In a prior post, I asked the question: should we redefine the word ‘Application’ now that our definitions do not refer to the same things as they used to. Kevin responded to say that the notion of a component is well understood, and that applications composed of components are similar to the structure of the brain.
So, assuming we don’t change the definition of application, let’s see what that definition used to be and see if we can be meaningful in how we use the list of applications in our portfolio management activities.
An application, in an older definition, might be “a deployable unit of software functionality that provides a business capability to a user, usually involving the collection, storage, and presentation of data.” In previous models, the code that was shared was incidental to the definition. In other words, the fact that two applications would share a few small components that dealt with installation, or with error logging, didn’t matter to this definition, because there was little or no real overlap in the complexity.
Now, in the world of SOA, I may have a portal. In my portal, I have six web parts. Each one presents or updates data through the use of back-end services. Each web part is seperately deployed to my portal server, and in fact, they have substantially different lifecycles.
Each web part would qualify according to the old definition of application. However, none of them ‘store’ data. That is done by the web services. Let’s say that two of the web parts call the ‘StoreData’ service: wpCRUD-A and wpCRUD-B. Let’s also say that three of the other four parts (wpQuery-C, wpQuery-D, and wpQuery-E) produce simple queries from that data using the “QueryData” service, while the last part (wpReport-F) produces reports using the “GetReport” service.
So, in my definition of an application, I can include the services themselves, or they can be considered to be seperate applications. If I include them, then I have App1 which contains wpCRUD-A and the StoreData service. App2 can have only the wpCRUD-B web part, but should it include the StoreData service?
Here’s the conundrum: the complexity of App1 is the sum of a small amount of complexity for the webpart and a larger amount of complexity for the service. Let’s say that wpCRUD-A and B both have complexity of 20 units, while the complexity of the StoreData service has 55 units. Therefore, the application complexity for App1 is 75 units. If you include the StoreData service in App2, then it’s complexity is also 75 units. The total is 150 units.

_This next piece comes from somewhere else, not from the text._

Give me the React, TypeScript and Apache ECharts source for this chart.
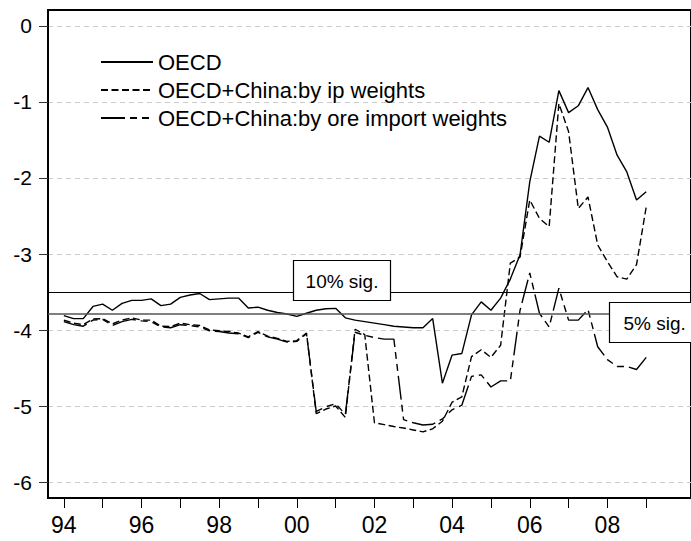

However, the actual total complexity for these two should be 55 for the shared component and 20 each for the web parts, which is 95 total units. The difference between 150 and 95 is substantial. If we use the 150 in our TCO calculations, will get a different number than if we use the 95.
The problem is exacerbated if you do the same thing for the reporting and query components.
This matters if we calculate the complexity by application. If we do not, and we calculate by component, then the problem doesn’t emerge.
However, our systems for managing a portfolio don’t usually capture the distinction. Our executives (across industry) talk of reducing the portfolio. Therefore, they would see it as beneficial to remove wpCRUD-B because the app count would go down, even though the unique complexity of that app is very very small.
Also, let’s say that this entire structure (the portal and the web parts and services) replaced a single web application that was there before. Therefore, when it was rolled out, the number of applications went up, from one, to three or four or six, depending on how you count them. That said, this model is nearly always less complex, and the total complexity probably went down when the silo app was replaced with services.
So, fundamentally, the discussion needs to be around reducing the portfolio complexity overall, and not portfolio count.
The other problem comes from looking at the portfolio from the standpoint of users. Let’s say that webpart wpCRUD-A is the only web part that users from the finance group can see. Let’s say that the reporting web part is the only web part that the users from the sales group can see. To them, the complexity of the app includes all the back-end services needed to deliver the functionality. To them, if you roll up their application support portfolio, you would include these services in the count of complexity for the sake of understanding how difficult it will be to provision support for the apps in each department.
Executives are not fools. They can understand this distinction between count and total complexity. Even then, as the departmental scenario illustrates, there are some hard choices to be made. However, tools and toolmakers are behind. The portfolio tools in place do not often make this distinction. Those that do have simple “dependency” links, and not “composition” links.
As a result, the calculation of overall complexity is difficult to do, since it requires a detailed and careful construction of the data in order to get good results. This is tough if you have a few hundred applications. It is downright nasty if you have thousands (as Microsoft IT has).
So I guess my challenge is to developers of APM tools (including Microsoft, now that we purchased one).
Challenge: Depict the composition of complex apps from app services in the management system to allow the complexity of each app to be understood, both from the end user standpoint and the deployment standpoint, so that all the reports are well understood.